Sunday, April 30, 2017

Our Covenant Political Theology

The basis for Revolution is part and parcel of the political and social theology of the United States. All the ideas of republican government, including Revolution were clearly enumerated and brought to light for the American colonists and western civilization through the Protestant Reformation.Those at American Creation would have you believe this idea of revolution was espoused to the colonists through a heretic philosopher named John Locke. In fact, Locke was only repeating the Reformers, no different than quoting them today, except I'm not aware Locke quoted Rutherford or Calvin, although he could have. This is precisely the reason the speaker for the revolutionaries; Samuel Adams quoted Locke and the social compact. Adams and Locke took their ideas from the same source; the Reformers. Since Samuel Adams was a Calvinist, when he quoted the social compact, he was not thinking of Locke or Rousseau, rather, the colonists understood Adams was referring to the Solemn League and Covenant. This agreement was written by Adams and Warren after the 17th century covenant between the Scottish Presbyterians and the English Parliamentarians.

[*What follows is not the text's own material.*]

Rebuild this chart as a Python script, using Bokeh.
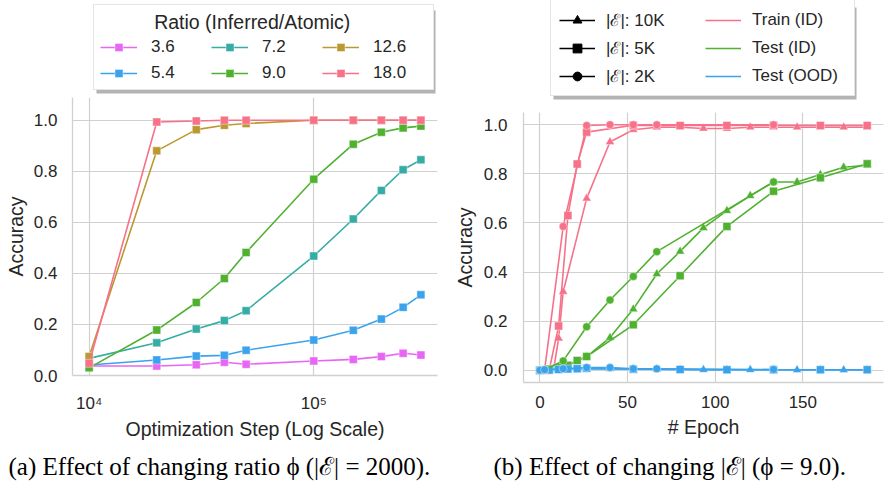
from bokeh.plotting import figure
from bokeh.models import (Range1d, Legend, LegendItem, Label, BoxAnnotation, FixedTicker,
                          CustomJSTickFormatter, NumeralTickFormatter)
from bokeh.layouts import row, column
from bokeh.embed import file_html
from bokeh.resources import INLINE

# ---------------- data: left panel ----------------
steps = [1e4, 2e4, 3e4, 4e4, 5e4, 1e5, 1.5e5, 2e5, 2.5e5, 3e5]
ratio_labels = ["3.6", "5.4", "7.2", "9.0", "12.6", "18.0"]
acc_3_6 = [0.037, 0.037, 0.042, 0.052, 0.044, 0.057, 0.063, 0.074, 0.087, 0.080]
acc_5_4 = [0.041, 0.061, 0.076, 0.079, 0.099, 0.139, 0.177, 0.221, 0.267, 0.316]
acc_7_2 = [0.067, 0.128, 0.182, 0.215, 0.254, 0.468, 0.613, 0.725, 0.806, 0.845]
acc_9_0 = [0.030, 0.178, 0.286, 0.380, 0.482, 0.769, 0.906, 0.953, 0.970, 0.977]
acc_12_6 = [0.074, 0.880, 0.963, 0.980, 0.987, 1.0, 1.0, 1.0, 1.0, 1.0]
acc_18_0 = [0.048, 0.993, 0.997, 1.0, 1.0, 1.0, 1.0, 1.0, 1.0, 1.0]
ratio_series = [acc_3_6, acc_5_4, acc_7_2, acc_9_0, acc_12_6, acc_18_0]
ratio_colors = ["#e866f4", "#3ba3ec", "#36ada4", "#50b131", "#bb9832", "#f77189"]

# ---------------- data: right panel ----------------
ep_10k = [0, 2.7, 5.3, 8, 10.7, 13.3, 26.7, 40, 53.3, 66.7, 80, 93.3, 106.7,
          120, 133.3, 146.7, 160, 173.3, 186.7]
train_10k = [0, 0, 0, 0.01, 0.13, 0.32, 0.70, 0.93, 0.98, 0.99, 0.99, 0.985,
             0.985, 0.99, 0.99, 0.99, 0.99, 0.99, 0.99]
test_id_10k = [0, 0, 0, 0.005, 0.01, 0.01, 0.055, 0.133, 0.249, 0.392, 0.484,
               0.58, 0.65, 0.711, 0.767, 0.767, 0.797, 0.827, 0.835]
ood_10k = [0, 0, 0, 0, 0.002, 0.003, 0.005, 0.006, 0.005, 0.004, 0.003, 0.002,
           0.002, 0.002, 0.002, 0.001, 0.001, 0.001, 0.001]

ep_5k = [0, 5.3, 10.7, 16, 21.3, 26.7, 53.3, 80, 106.7, 133.3, 160, 186.7]
train_5k = [0, 0, 0.18, 0.63, 0.84, 0.97, 0.998, 0.997, 0.997, 0.998, 0.997, 0.997]
test_id_5k = [0, 0.005, 0.01, 0.02, 0.04, 0.056, 0.185, 0.385, 0.586, 0.729, 0.784, 0.841]
ood_5k = [0, 0.001, 0.003, 0.005, 0.006, 0.008, 0.004, 0.003, 0.002, 0.002, 0.002, 0.002]

ep_2k = [0, 2.7, 13.3, 26.7, 40, 53.3, 66.7, 133.3]
train_2k = [0, 0, 0.586, 0.997, 1.0, 1.0, 1.0, 1.0]
test_id_2k = [0, 0.003, 0.038, 0.177, 0.286, 0.382, 0.483, 0.767]
ood_2k = [0, 0.002, 0.006, 0.011, 0.011, 0.006, 0.006, 0.003]

size_labels = ["|\u2130|: 10K", "|\u2130|: 5K", "|\u2130|: 2K"]
size_markers = ["triangle", "square", "circle"]
split_labels = ["Train (ID)", "Test (ID)", "Test (OOD)"]
split_colors = ["#f77189", "#50b131", "#3ba3ec"]

y_ticks = [0.0, 0.2, 0.4, 0.6, 0.8, 1.0]
x_ticks_epoch = [0, 50, 100, 150]
x_ticks_log = [1e4, 1e5]

caption_a = "(a) Effect of changing ratio \u03d5 (|\u2130| = 2000)."
caption_b = "(b) Effect of changing |\u2130| (\u03d5 = 9.0)."
legend_title = "Ratio (Inferred/Atomic)"

SANS = "Liberation Sans"
SERIF = "Liberation Serif"
GRID = "#d0d0d0"
TXT = "#262626"
NAN = [float("nan")]


def no_align(p):
    if hasattr(p, "frame_align"):
        p.frame_align = False


def blank_fig(x0, x1, y0, y1):
    """A figure whose whole canvas is the frame; data units = page pixels."""
    f = figure(frame_width=int(x1 - x0), frame_height=int(y1 - y0),
               x_range=Range1d(x0, x1), y_range=Range1d(y1, y0),
               x_axis_location=None, y_axis_location=None, title=None,
               output_backend="svg", toolbar_location=None,
               min_border=0, min_border_left=0, min_border_right=0,
               min_border_top=0, min_border_bottom=0)
    f.outline_line_color = None
    f.background_fill_color = "white"
    f.border_fill_color = "white"
    f.xgrid.visible = False
    f.ygrid.visible = False
    no_align(f)
    return f


def style(p):
    p.outline_line_color = None
    p.background_fill_color = "white"
    p.border_fill_color = "white"
    for ax in p.axis:
        ax.axis_line_color = GRID
        ax.axis_line_width = 1.3
        ax.major_tick_in = 0
        ax.major_tick_out = 0
        ax.minor_tick_in = 0
        ax.minor_tick_out = 0
        ax.major_tick_line_color = None
        ax.minor_tick_line_color = None
        ax.major_label_text_font = SANS
        ax.major_label_text_font_size = "17px"
        ax.major_label_text_color = TXT
        ax.axis_label_text_font = SANS
        ax.axis_label_text_font_size = "19.5px"
        ax.axis_label_text_font_style = "normal"
        ax.axis_label_text_color = TXT
    p.xgrid.grid_line_color = GRID
    p.ygrid.grid_line_color = GRID
    p.xgrid.grid_line_width = 1.2
    p.ygrid.grid_line_width = 1.2
    p.xgrid.minor_grid_line_color = None
    p.yaxis.ticker = FixedTicker(ticks=y_ticks)
    p.yaxis.formatter = NumeralTickFormatter(format="0.0")
    no_align(p)


# ======================= left column =======================
leg1_fig = blank_fig(0, 450, 0, 94)
p1 = figure(frame_width=365, frame_height=278, x_axis_type="log", title=None,
            x_range=Range1d(10 ** 3.926, 10 ** 5.551), y_range=Range1d(0, 1.089),
            output_backend="svg", toolbar_location=None,
            min_border_left=72, min_border_right=13, min_border_top=3, min_border_bottom=72)
style(p1)
p1.xaxis.ticker = FixedTicker(ticks=x_ticks_log)
p1.xaxis.formatter = CustomJSTickFormatter(code="""
const e = Math.round(Math.log10(tick));
const sup = {"0":"\u2070","1":"\u00b9","2":"\u00b2","3":"\u00b3","4":"\u2074","5":"\u2075","6":"\u2076","7":"\u2077","8":"\u2078","9":"\u2079"};
return "10" + String(e).split("").map(c => sup[c]).join("");
""")
p1.xaxis.axis_label = "Optimization Step (Log Scale)"
p1.yaxis.axis_label = "Accuracy"
p1.yaxis.major_label_standoff = 15
p1.yaxis.axis_label_standoff = 4
p1.xaxis.major_label_standoff = 18
p1.xaxis.axis_label_standoff = 2

for ys, col in zip(ratio_series, ratio_colors):
    p1.line(steps, ys, line_color=col, line_width=1.6)
    p1.scatter(steps, ys, marker="square", size=8, fill_color=col,
               line_color="white", line_width=0.6, line_alpha=0.7)

left_items = []
for lab, col in zip(ratio_labels, ratio_colors):
    l = leg1_fig.line(x=NAN, y=NAN, line_color=col, line_width=1.6)
    s = leg1_fig.scatter(x=NAN, y=NAN, marker="square", size=8, fill_color=col,
                         line_color="white", line_width=0.6, line_alpha=0.7)
    left_items.append(LegendItem(label=lab, renderers=[l, s]))

leg1_fig.add_layout(BoxAnnotation(left=96, right=435, top=10, bottom=93,
                                  fill_color="#9a9a9a", fill_alpha=0.75, line_color=None))
leg1 = Legend(items=left_items, orientation="vertical", nrows=2,
              location=(93, 4),
              title="\u00a0" * 10 + legend_title,
              title_text_font=SANS, title_text_font_size="19.5px", title_standoff=3,
              title_text_color=TXT, title_text_font_style="normal",
              label_text_font=SANS, label_text_font_size="17px", label_text_color=TXT,
              glyph_width=37, glyph_height=20, label_height=20, label_width=54,
              label_standoff=14, spacing=6, padding=6, margin=0,
              border_line_color="#cccccc", border_line_width=1,
              background_fill_color="white", background_fill_alpha=1.0)
leg1_fig.add_layout(leg1, "center")

cap1_fig = blank_fig(0, 450, 447, 481)
cap1_fig.add_layout(Label(x=8, y=466, text=caption_a, text_align="left",
                          text_baseline="middle", text_font=SERIF,
                          text_font_size="25px", text_color="black"))

# ======================= right column =======================
leg2_fig = blank_fig(450, 884, 0, 100)
p2 = figure(frame_width=360, frame_height=270, title=None,
            x_range=Range1d(-9.33, 196), y_range=Range1d(-0.05, 1.05),
            output_backend="svg", toolbar_location=None,
            min_border_left=71, min_border_right=3, min_border_top=12, min_border_bottom=65)
style(p2)
p2.xaxis.ticker = FixedTicker(ticks=x_ticks_epoch)
p2.xaxis.axis_label = "# Epoch"
p2.yaxis.axis_label = "Accuracy"
p2.yaxis.major_label_standoff = 16
p2.yaxis.axis_label_standoff = 5
p2.xaxis.major_label_standoff = 13
p2.xaxis.axis_label_standoff = 5

size_data = [
    (ep_10k, [train_10k, test_id_10k, ood_10k]),
    (ep_5k, [train_5k, test_id_5k, ood_5k]),
    (ep_2k, [train_2k, test_id_2k, ood_2k]),
]
msize = {"triangle": 9, "square": 8, "circle": 8}
for (eps, splits), mk in zip(size_data, size_markers):
    for ys, col in zip(splits, split_colors):
        p2.line(eps, ys, line_color=col, line_width=1.6)
        p2.scatter(eps, ys, marker=mk, size=msize[mk], fill_color=col,
                   line_color="white", line_width=0.6, line_alpha=0.7)

right_items = []
for lab, mk in zip(size_labels, size_markers):
    pl = leg2_fig.line(x=NAN, y=NAN, line_color="black", line_width=1.6)
    ps = leg2_fig.scatter(x=NAN, y=NAN, marker=mk, size=msize[mk], color="black")
    right_items.append(LegendItem(label=lab, renderers=[pl, ps]))
for lab, col in zip(split_labels, split_colors):
    r = leg2_fig.line(x=NAN, y=NAN, line_color=col, line_width=1.6)
    right_items.append(LegendItem(label=lab, renderers=[r]))

leg2_fig.add_layout(BoxAnnotation(left=553, right=856, top=7, bottom=99,
                                  fill_color="#9a9a9a", fill_alpha=0.75, line_color=None))
leg2 = Legend(items=right_items, orientation="vertical", nrows=3,
              location=(100, 4),
              label_text_font=SANS, label_text_font_size="17px", label_text_color=TXT,
              glyph_width=36, glyph_height=22, label_height=22, label_width=94,
              label_standoff=11, spacing=5, padding=8, margin=0,
              border_line_color="#cccccc", border_line_width=1,
              background_fill_color="white", background_fill_alpha=1.0)
leg2_fig.add_layout(leg2, "center")

cap2_fig = blank_fig(450, 884, 447, 481)
cap2_fig.add_layout(Label(x=493, y=466, text=caption_b, text_align="left",
                          text_baseline="middle", text_font=SERIF,
                          text_font_size="25px", text_color="black"))

layout = row(column(leg1_fig, p1, cap1_fig, spacing=0),
             column(leg2_fig, p2, cap2_fig, spacing=0), spacing=0)
with open("out.html", "w", encoding="utf-8") as f:
    f.write(file_html(layout, INLINE))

The Declaration of Independence was founded on a Puritan Solemn League and Covenant. Yes, rights were part of the idea, but not the main reason for revolution. Adams and Dr. Joseph Warren wrote the Solemn League document that was far from the secular compact of John Locke. In fact, Locke was only repeating Rutherford, who was repeating Calvin, including the Natural Law tradition, taken from Romans 2:14-15, and enumerated in a more excellent light, whereby Hooker, Pufendorf et al., built upon, guiding the patriot preachers to exposite the Natural rights of the colonists, preceding the American Revolution. Unitarian preachers (Samuel West) are the minority and do not represent the biblical view of Romans 13 nor the views in the declaration of independence.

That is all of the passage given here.